Great post! I'm currently on step 11, trying to write as much as I can without looking back. It's the looking back I'm having trouble with. After being in our MFA program for so long and being forced to self-edit all the time, it's hard to stop and just write.

Christine Danek said...

Great process. I can totally relate especially when I like living in my characters head.
Thanks for sharing.

J E Fritz said...

This is so similar to what I do it's eerie. Except I'm never so productive.
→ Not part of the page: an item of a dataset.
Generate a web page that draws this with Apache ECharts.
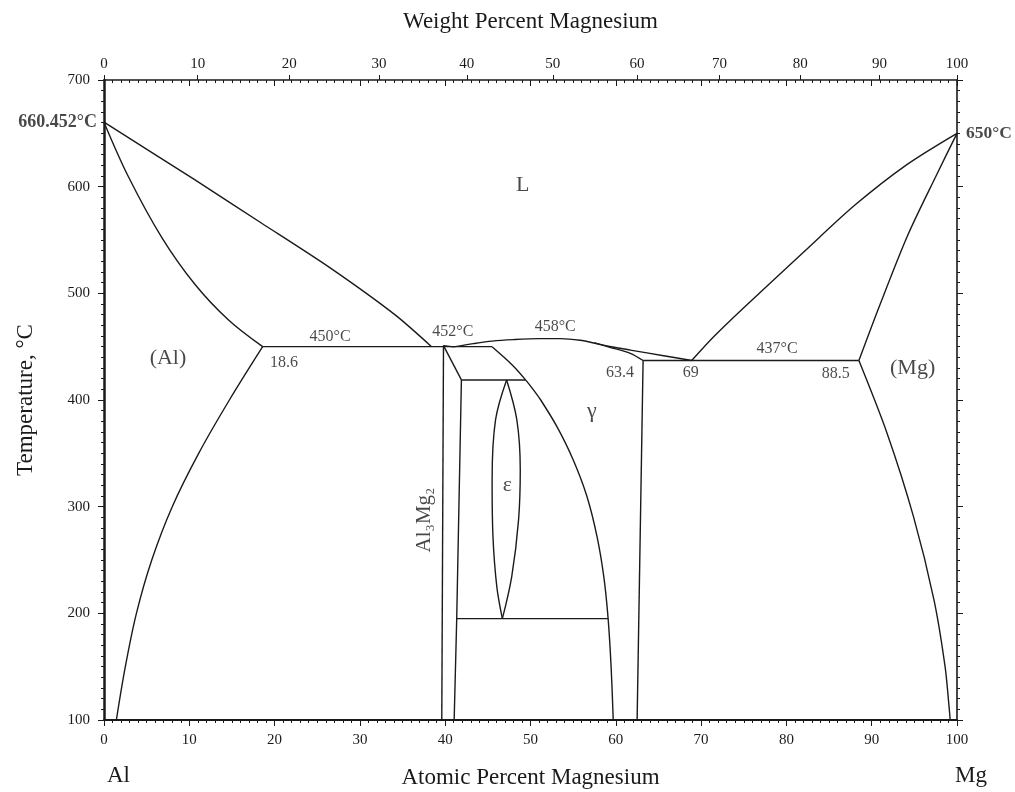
<!DOCTYPE html>
<html><head><meta charset="utf-8">
<script src="https://cdn.jsdelivr.net/npm/echarts@6/dist/echarts.min.js"></script>
<style>html,body{margin:0;padding:0;background:#fff}#c{width:1015px;height:792px}</style>
</head><body><div id="c"></div><script>
// ---------- data (atomic % Mg, temperature °C) ----------
const weightTickLabels = [0,10,20,30,40,50,60,70,80,90,100];
const alLiquidus = [[0,660.452],[10.67,606.3],[18.49,565.7],[26.3,525],[34.13,479.8],[38.4,450]];
const alSolidus = [[0,660.452],[2.85,609.5],[6.8,552],[10.7,508],[14.6,475],[18.6,450]];
const alSolvus = [[18.6,450],[14.7,400],[11.1,350],[8.0,300],[5.6,250],[3.8,200],[2.5,150],[1.45,100]];
const eutectic450 = [[18.6,450],[39.8,450]];
const al3mg2Left = [[39.8,451],[39.6,100]];
const liqPeakToEut = [[39.8,451],[41.0,449.8]];
const liquidusMid = [[41.0,449.8],[43.3,452.8],[45.5,455.2],[48,456.6],[51,457.5],[53.5,457.5],[55.8,456],[57.8,452.8],[59.3,450.2],[61.7,446.8],[65.6,441.5],[68.9,437]];
const eutectic450b = [[39.8,450],[45.5,450]];
const gammaSolidus = [[57.5,453.4],[59.3,449.4],[61.7,443.8],[63.2,437]];
const al3mg2RightTop = [[39.8,451],[41.9,418.8]];
const al3mg2Right = [[41.9,418.8],[41.35,195],[41.05,100]];
const peritectoid = [[41.9,418.8],[49.4,418.8]];
const gammaLeft = [[45.5,450],[46.9,440],[48.2,430],[49.3,420],[50.3,410],[51.2,400],[53.1,375],[55.0,344],[56.6,310],[57.8,272],[58.6,234],[59.1,195],[59.45,150],[59.7,100]];
const epsLeft = [[47.2,418.8],[45.9,381.3],[45.5,325],[45.6,272],[46.05,225],[46.7,195]];
const epsRight = [[47.2,418.8],[48.4,381.3],[48.8,334.5],[48.6,287.6],[47.8,234.5],[46.7,195]];
const line195 = [[41.35,195],[59.1,195]];
const gammaRight = [[63.2,437],[62.5,100]];
const eutectic437 = [[63.2,437],[88.5,437]];
const mgLiquidus = [[100,650],[94,620],[88,582.5],[82,538.5],[75,486.5],[71.5,459.5],[68.9,437]];
const mgSolidus = [[100,650],[97.6,611],[94.2,554],[91,490],[88.5,437]];
const mgSolvus = [[88.5,437],[91.8,368.9],[94.9,290.7],[97.3,212.7],[98.6,150.2],[99.1,109.6],[99.2,100]];

// annotations: [atomic %, °C, text, kind]
const annotations = [
  [49.1,601.6,'L','big'],
  [7.5,439.5,'(Al)','big'],
  [94.8,430,'(Mg)','big'],
  [57.2,389.8,'γ','big'],
  [47.3,320.4,'ε','big'],
  [37.6,287.5,'Al₃Mg₂','vert'],
  [26.5,459,'450°C','small'],
  [40.9,463.8,'452°C','small'],
  [52.9,468.5,'458°C','small'],
  [78.9,447.9,'437°C','small'],
  [21.1,434.8,'18.6','small'],
  [60.5,425.4,'63.4','small'],
  [68.8,425.4,'69','small'],
  [85.8,424.5,'88.5','small']
];
const edgeNotes = [[0,660.452,'660.452°C','left'],[100,650,'650°C','right']];

// ---------- helpers ----------
const M_AL = 26.982, M_MG = 24.305;
function wtToAt(w){ const a=w/M_MG, b=(100-w)/M_AL; return 100*a/(a+b); }
function atToWt(x){ const a=x*M_MG, b=(100-x)*M_AL; return 100*a/(a+b); }

const FONT = '"Liberation Serif","Times New Roman",serif';
const INK = '#1a1a1a';
const lineW = 1.4;

// [data, smooth]
const curves = [
  [alLiquidus,0.25],[alSolidus,0.35],[alSolvus,0.35],[eutectic450,0],[al3mg2Left,0],
  [liqPeakToEut,0],[liquidusMid,0.3],[eutectic450b,0],[gammaSolidus,0.3],
  [al3mg2RightTop,0],[al3mg2Right,0],[peritectoid,0],[gammaLeft,0.3],
  [epsLeft,0.35],[epsRight,0.35],[line195,0],[gammaRight,0],[eutectic437,0],
  [mgLiquidus,0.3],[mgSolidus,0.3],[mgSolvus,0.3]
];

const series = curves.map(([d,s]) => ({
  type:'line', data:d, smooth:s, symbol:'none', silent:true,
  lineStyle:{color:INK,width:lineW}, xAxisIndex:0, yAxisIndex:0, z:3
}));

const kindStyle = {
  big:{fontSize:22},
  vert:{fontSize:21, rotate:90},
  small:{fontSize:16}
};
series.push({
  type:'scatter', symbolSize:0.01, silent:true, itemStyle:{color:'transparent'},
  data: annotations.map(([x,t,txt,k]) => ({
    value:[x,t],
    label:Object.assign({show:true, position:'inside', formatter:txt, color:INK, fontFamily:FONT}, kindStyle[k])
  }))
});
series.push({
  type:'scatter', symbolSize:0.01, silent:true, itemStyle:{color:'transparent'}, clip:false,
  data: edgeNotes.map(([x,t,txt,p]) => ({
    value:[x,t],
    label:{show:true, position:p, distance:p==='left'?7:9, formatter:txt, color:INK, fontFamily:FONT, fontWeight:'bold', fontSize:p==='left'?18:17.5}
  }))
});

const tickLbl = {color:INK, fontFamily:FONT, fontSize:15};
const chart = echarts.init(document.getElementById('c'), null, {renderer:'canvas'});
chart.setOption({
  animation:false,
  backgroundColor:'#fff',
  grid:{left:104, right:58, top:80, bottom:72, containLabel:false, outerBoundsMode:'none'},
  xAxis:[
    { type:'value', position:'bottom', min:0, max:100, interval:10,
      name:'Atomic Percent Magnesium', nameLocation:'middle', nameGap:46,
      nameTextStyle:{color:INK, fontFamily:FONT, fontSize:23},
      axisLine:{show:true, onZero:false, lineStyle:{color:INK, width:2}},
      axisTick:{show:true, inside:false, length:6, lineStyle:{color:INK}},
      minorTick:{show:true, splitNumber:10, length:3, lineStyle:{color:INK}},
      axisLabel:Object.assign({margin:13}, tickLbl),
      splitLine:{show:false} },
    { type:'value', position:'top', min:0, max:100, interval:10,
      axisLine:{show:true, onZero:false, lineStyle:{color:INK, width:1.6}},
      axisTick:{show:true, inside:true, length:6, lineStyle:{color:INK}},
      minorTick:{show:true, splitNumber:10, length:3, lineStyle:{color:INK}},
      axisLabel:{show:false}, splitLine:{show:false} },
    { type:'value', position:'top', min:0, max:100,
      name:'Weight Percent Magnesium', nameLocation:'middle', nameGap:47,
      nameTextStyle:{color:INK, fontFamily:FONT, fontSize:23},
      axisLine:{show:false, onZero:false},
      axisTick:{show:true, inside:false, length:5, customValues:weightTickLabels.map(wtToAt), lineStyle:{color:INK}},
      axisLabel:Object.assign({margin:8, customValues:weightTickLabels.map(wtToAt),
        formatter:v => String(Math.round(atToWt(v)))}, tickLbl),
      splitLine:{show:false} }
  ],
  yAxis:[
    { type:'value', position:'left', min:100, max:700, interval:100,
      name:'Temperature, °C', nameLocation:'middle', nameGap:67,
      nameTextStyle:{color:INK, fontFamily:FONT, fontSize:23},
      axisLine:{show:true, onZero:false, lineStyle:{color:INK, width:2.5}},
      axisTick:{show:true, inside:false, length:6, lineStyle:{color:INK}},
      minorTick:{show:true, splitNumber:10, length:3, lineStyle:{color:INK}},
      axisLabel:Object.assign({margin:14}, tickLbl),
      splitLine:{show:false} },
    { type:'value', position:'right', min:100, max:700, interval:100,
      axisLine:{show:true, onZero:false, lineStyle:{color:INK, width:1.6}},
      axisTick:{show:true, inside:false, length:6, lineStyle:{color:INK}},
      minorTick:{show:true, splitNumber:10, length:3, lineStyle:{color:INK}},
      axisLabel:{show:false}, splitLine:{show:false} }
  ],
  graphic:[
    {type:'text', left:107, top:764, style:{text:'Al', fill:INK, font:'23px '+FONT}},
    {type:'text', left:955, top:764, style:{text:'Mg', fill:INK, font:'23px '+FONT}}
  ],
  series: series
});
</script></body></html>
Anyway, I'm giving away a blog award to cool new blogs I've found like yours. I hope you guys will accept it. Good luck with your writing!

Lindz Pagel said...

You really captured the frantic-energy involved in brainstorming a new story. I think we can all relate.

Kari Marie said...

This was great. I'm still smiling. I can totally relate to....all of the steps. Thanks for sharing this!

Bookewyrme said...

Your process makes me giggle! And I sympathize with step one. Only for me it isn't at 3 am (well, sometimes but only if I'm just getting to bed) but right after I get in bed and get comfortable. Then it is a decision about getting up and getting awake and excited, or staying in my nice warm nest.

~Lia

Plamena Schmidt said...

Wow, your really summed up the process! Ideas definitely come along when you're not looking for them, and usually at inconvenient times.

Sari Webb said...

Haha great take on the writing process! Love it. Especially step 13. That's the one I need to work on.

Linda McMann said...

Sounds just like my November! Thank goodnes for steps 8,9, and 10!

Unknown said...

Ahhh...sounds like my process exactly. lol

Anonymous said...

Hiya, I'm back from my 'sick bed' now so catching up on the posts and fests. Thanks for a great laugh, partly because I could identify with it. I even bought a dictaphone to use in those difficult moments when writing isn't an option but my dictaphone is always somewhere else. LOL! I LOVED this post. :O)

Marieke said...

Way late, but love love love this :)

Michelle said...

Very insightful view into the reality of writing!